Es incuestionable que la violencia en el país continúa igual o peor que en el sexenio pasado, aunque la información sobre el flagelo no fluya con la misma rapidez que cuando el responsable directo del fenómeno, Felipe Calderón Hinojosa, estaba en Los Pinos y no ponía limitaciones a la misma; y no por respeto a la libertad de prensa, sino por su desdén a los medios de comunicación, con la notoria excepción de los electrónicos. Podría decirse que el único cambio ocurrido en este nuevo gobierno respecto del tema de la violencia es la restricción de información oficial, porque por lo demás continúa, como si no hubiera habido un cambio de funcionarios responsables de tomar decisiones.
Lo que está pasando en diversas partes del territorio nacional con relación a un problema que amenaza rebasar al Estado, demuestra el grado de responsabilidad que tuvo el último mandatario panista en la proliferación de la violencia, la inseguridad y el crimen organizado. Podría asegurarse que se vive una inercia delictiva derivada de la fortaleza del fenómeno llamado criminalidad, auspiciado por el gobierno anterior de manera por demás irresponsable y corrupta. Mientras no se frene tal inercia será imposible que haya avances significativos en la disminución de hechos que demuestran altos niveles de violencia en el país.
Según el diario La Jornada, en los 4 meses que lleva Enrique Peña Nieto al frente del Poder Ejecutivo federal han sido asesinadas 2 mil 821 personas, principalmente en seis estados de la República: Estado de México, Chihuahua, Nuevo León, Sinaloa, Michoacán y Tamaulipas. El diario obtuvo tal información a través de funcionarios del Centro de Investigación y Seguridad Nacional, de la Policía Federal y del Sistema Nacional de Seguridad Pública. En promedio, la cifra representa 23 personas asesinadas diariamente, aunque –en los hechos– la tendencia de ejecuciones va al alza en comparación con los 2 últimos semestres del gobierno calderonista.
La corrupción, desbocada en el desgobierno de Calderón, fue el motor que puso a caminar y dio fuerte velocidad al fenómeno de la criminalidad sin freno.

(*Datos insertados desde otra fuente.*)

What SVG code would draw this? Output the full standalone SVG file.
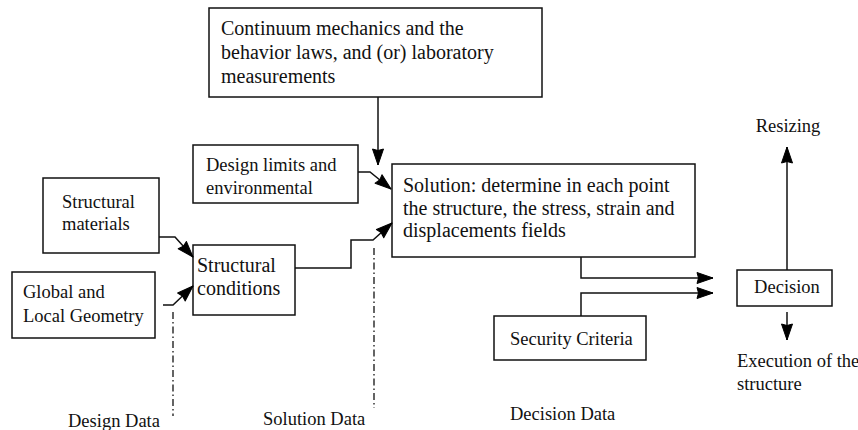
<svg xmlns="http://www.w3.org/2000/svg" width="858" height="430" viewBox="0 0 858 430">
<style>
.box{fill:#fff;stroke:#111;stroke-width:1.5}
.t{font-family:"Liberation Serif","Times New Roman",serif;fill:#111}
.big{font-size:20px}
.sm{font-size:18.5px}
.ln{fill:none;stroke:#111;stroke-width:1.5}
.dd{fill:none;stroke:#111;stroke-width:1.3;stroke-dasharray:7 3 1.5 3}
</style>
<defs>
<marker id="ah" viewBox="-1 -7 18 14" refX="16" refY="0" markerWidth="18" markerHeight="14" markerUnits="userSpaceOnUse" orient="auto">
<path d="M0,-5.5 L16,0 L0,5.5 L1.5,0 z" fill="#000" stroke="#000" stroke-width="1" stroke-linejoin="round"/>
</marker>
</defs>
<rect width="858" height="430" fill="#fff"/>

<g id="continuum">
<rect class="box" x="209" y="8" width="333" height="89"/>
<text class="t big" x="221" y="35">Continuum mechanics and the</text>
<text class="t big" x="221" y="59">behavior laws, and (or) laboratory</text>
<text class="t big" x="221" y="83">measurements</text>
</g>

<g id="design-limits">
<rect class="box" x="193" y="145" width="165" height="58"/>
<text class="t sm" x="206" y="171">Design limits and</text>
<text class="t sm" x="206" y="194">environmental</text>
</g>

<g id="solution">
<rect class="box" x="392" y="164" width="303" height="93"/>
<text class="t big" x="403" y="192">Solution: determine in each point</text>
<text class="t big" x="403" y="215">the structure, the stress, strain and</text>
<text class="t big" x="403" y="237">displacements fields</text>
</g>

<g id="structural-materials">
<rect class="box" x="43" y="178" width="116" height="75"/>
<text class="t sm" x="62" y="208">Structural</text>
<text class="t sm" x="62" y="230">materials</text>
</g>

<g id="global-geometry">
<rect class="box" x="12" y="272" width="143" height="66"/>
<text class="t sm" x="23" y="298">Global and</text>
<text class="t sm" x="23" y="322">Local Geometry</text>
</g>

<g id="structural-conditions">
<rect class="box" x="193" y="245" width="102" height="70"/>
<text class="t big" x="197" y="272">Structural</text>
<text class="t big" x="197" y="295">conditions</text>
</g>

<g id="security-criteria">
<rect class="box" x="494" y="316" width="152" height="44"/>
<text class="t sm" x="510" y="345">Security Criteria</text>
</g>

<g id="decision">
<rect class="box" x="737" y="270" width="95" height="36"/>
<text class="t sm" x="787" y="293" text-anchor="middle">Decision</text>
</g>

<g id="resizing">
<text class="t sm" x="788" y="132" text-anchor="middle">Resizing</text>
</g>

<g id="execution">
<text class="t sm" x="737" y="367">Execution of the</text>
<text class="t sm" x="737" y="390">structure</text>
</g>

<g id="labels">
<text class="t sm" x="68" y="427">Design Data</text>
<text class="t sm" x="263" y="425">Solution Data</text>
<text class="t sm" x="510" y="420">Decision Data</text>
</g>

<g id="connectors">
<path class="ln" d="M378,97 V165" marker-end="url(#ah)"/>
<path class="ln" d="M358,172 H370 L391,189" marker-end="url(#ah)"/>
<path class="ln" d="M295,268 H351 V240 H373 L392,223" marker-end="url(#ah)"/>
<path class="ln" d="M159,237 H175 L193,257" marker-end="url(#ah)"/>
<path class="ln" d="M163,305 H173 L193,286" marker-end="url(#ah)"/>
<path class="ln" d="M581,257 V278 H713" marker-end="url(#ah)"/>
<path class="ln" d="M581,316 V293 H713" marker-end="url(#ah)"/>
<path class="ln" d="M787,270 V147" marker-end="url(#ah)"/>
<path class="ln" d="M787,312 V340" marker-end="url(#ah)"/>
<path class="dd" d="M173,312 V416"/>
<path class="dd" d="M374,248 V408"/>
</g>
</svg>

Se perdió el control que antes existía de las organizaciones delictivas y se dio margen al surgimiento de miles de células delictivas en total anarquía. Se hizo realidad el dicho de que a río revuelto, ganancia de pescadores, visto lo cual por Calderón y sus principales colaboradores del gabinete de seguridad dio pie para que ellos mismos favorecieran esa caótica revoltura, al fin que los miles de asesinados no eran más que “daños colaterales”.
Podría decirse que la violencia y la inseguridad desmedidas tuvieron dos etapas: antes y después del Partido Acción Nacional en Los Pinos. Si algo hizo bien el Partido Revolucionario Institucional durante muchos años fue haber mantenido “bajo control” a la delincuencia organizada. Sin embargo, con el arribo de los tecnócratas neoliberales las cosas empezaron a cambiar, porque se fue perdiendo rápidamente la línea divisoria entre lo legal y lo ilegal debido a la naturaleza misma del modelo económico. Así se fueron creando condiciones para una descomposición del tejido social muy acelerada, cuyas consecuencias vivimos hoy con brutal dramatismo.
Mientras no cambien estas condiciones no habrá resultados positivos en la lucha contra el crimen organizado, pues está convertido en uno de los principales empleadores del país, de acuerdo con la iniciativa de reforma a la Ley Federal contra la Delincuencia Organizada que promueven los diputados Ricardo Monreal Ávila y Ricardo Mejía Berdeja. De hecho, el investigador económico José Luis Calva, en 2010, había descubierto que los cárteles del narcotráfico habían creado para ese año alrededor de 600 mil empleos. Esta es la cruda verdad –no la demagogia de “éxitos” económicos por parte de las autoridades– que se habrá de agudizar con la reforma laboral que precarizará aún más el salario de los trabajadores.
A Calderón y socios se debe la gravedad del fenómeno de la violencia en México, pero es a Peña Nieto a quien corresponde ahora la solución, que sólo podrá darse con la puesta en marcha de una estrategia integral que abarque desde la lucha intensiva contra la organización más violenta y brutal jamás conocida en el país, Los Zetas, hasta la recomposición firme del tejido social, con un enfoque verdaderamente democrático y humanista. Es un imperativo ineludible hacer entender a la oligarquía que estamos en una emergencia nacional, que sus integrantes deben solidarizarse con la nación o atenerse a las consecuencias, que serían muy graves para todos: el Estado rebasado y sin posibilidad alguna de recomposición en el corto y mediano plazos.